The quote used comes from an article in the Spring 1997 Constitutional Commentary.6 Her article argues that a House rule adopted in 1995 requiring a 3/5 vote to pass an increase of the federal income tax is unconstitutional because it exceeds the House’s rulemaking authority under Article I, Section 5 of the U.S. Constitution because it violates the presentment clause.
However, as the full paragraph that Professor Bloch is selectively quoted from makes clear, she is not talking about the Senate filibuster. Instead, she is discussing a hypothetical Senate rule that would require a supermajority requirement for final passage of a nomination.
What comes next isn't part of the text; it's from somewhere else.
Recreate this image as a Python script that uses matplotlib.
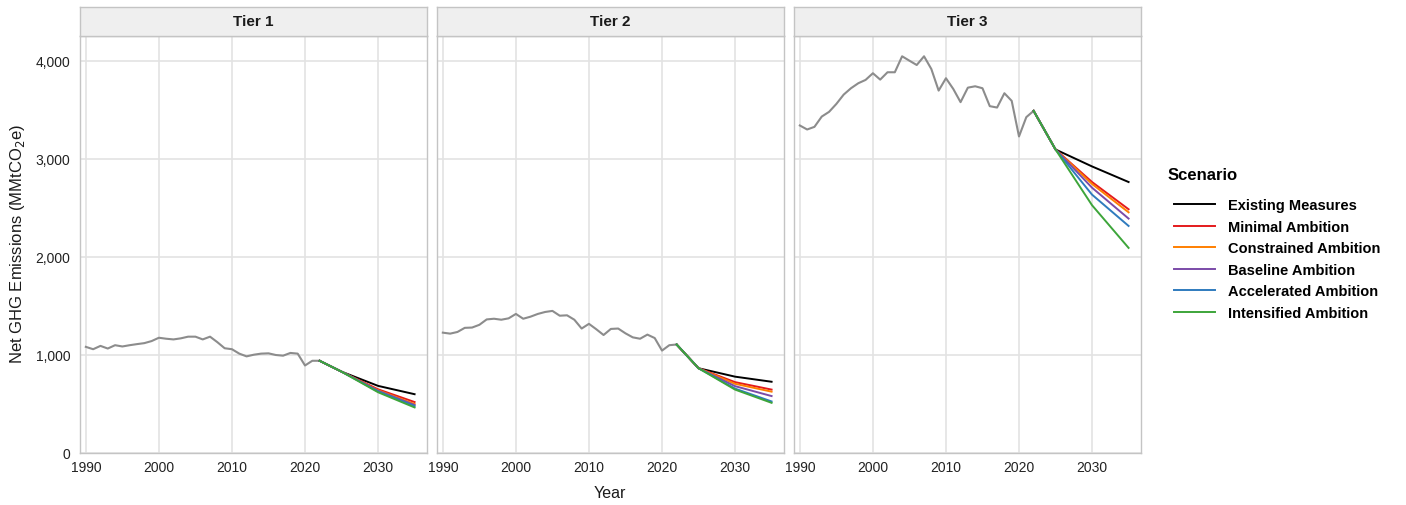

In fact, in the preceding paragraph, Bloch expressly distinguishes the Senate filibuster as an internal rule of procedure as to which a supermajority requirement is perfectly constitutional:
“[T]he supermajority requirement contained in [the House tax increase rule] is not merely a rule of internal procedure…Unlike the Senate's filibuster rule, which governs when things come to a vote, House Rule XXI(5)(c) determines when things get presented to the other chamber and to the President.” 7
Thus the only fair reading of Bloch’s opinion in the article is that she does not believe the Senate could constitutionally require a 3/5 vote to confirm a nominee, but a 3/5 rule to end debate does not have the same problem because it relates to internal procedure, not to presentment or passage.
Similarly, Georgetown University Law Center’s Mark Tushnet is cited for the proposition that Democratic filibusters are unprecedented. Again, Tushnet’s words, from an article in the winter, 2004 issue of the John Marshall Law Review entitled “Constitutional Hardball,”[8] are taken blatantly out of context. In fact, Tushnet writes that Democratic filibusters are “not unique” and in the preceding paragraph states that “Democrats' actions were clearly within the bounds set by the Senate's rules, and the Constitution expressly authorizes the Senate to adopt rules to govern its operation.” Ironically, in the same paragraph cited by proponents, Tushnet writes of President Bush’s recess appointments of Charles Pickering and William Pryor to federal appellate courts that “nomination filibusters [are comparable] to recess appointments to the federal courts” -- noting that both sides have played “hardball” with judges.
Further distorting Mark Tushnet’s position, Gray also states that “Prof. Tushnet has written ‘There’s a difference between the use of the filibuster to derail a nomination and the use of other Senate rules…,’” citing him for the proposition that Democratic filibusters are improper while Republican obstruction in Committee during the Clinton Administration was perfectly acceptable. However, these comments attributed to Tushnet – posted on a listserv and not formally published – when read in context are clearly just a statement of a possible argument, not one that Tushnet endorses.
Conclusion:
The stakes in the debate over the nuclear option are enormous. Concentrating absolute power in the hands of one party has never been the American way. The proposal that Gray is advocating is an unprecedented attack on over 200 years of practice and tradition. It is also an attack on the system of checks and balances that are at the core of our constitutional system. Given what is at stake, the American people deserve better than misrepresentation, distorted history, and deceptive rhetoric.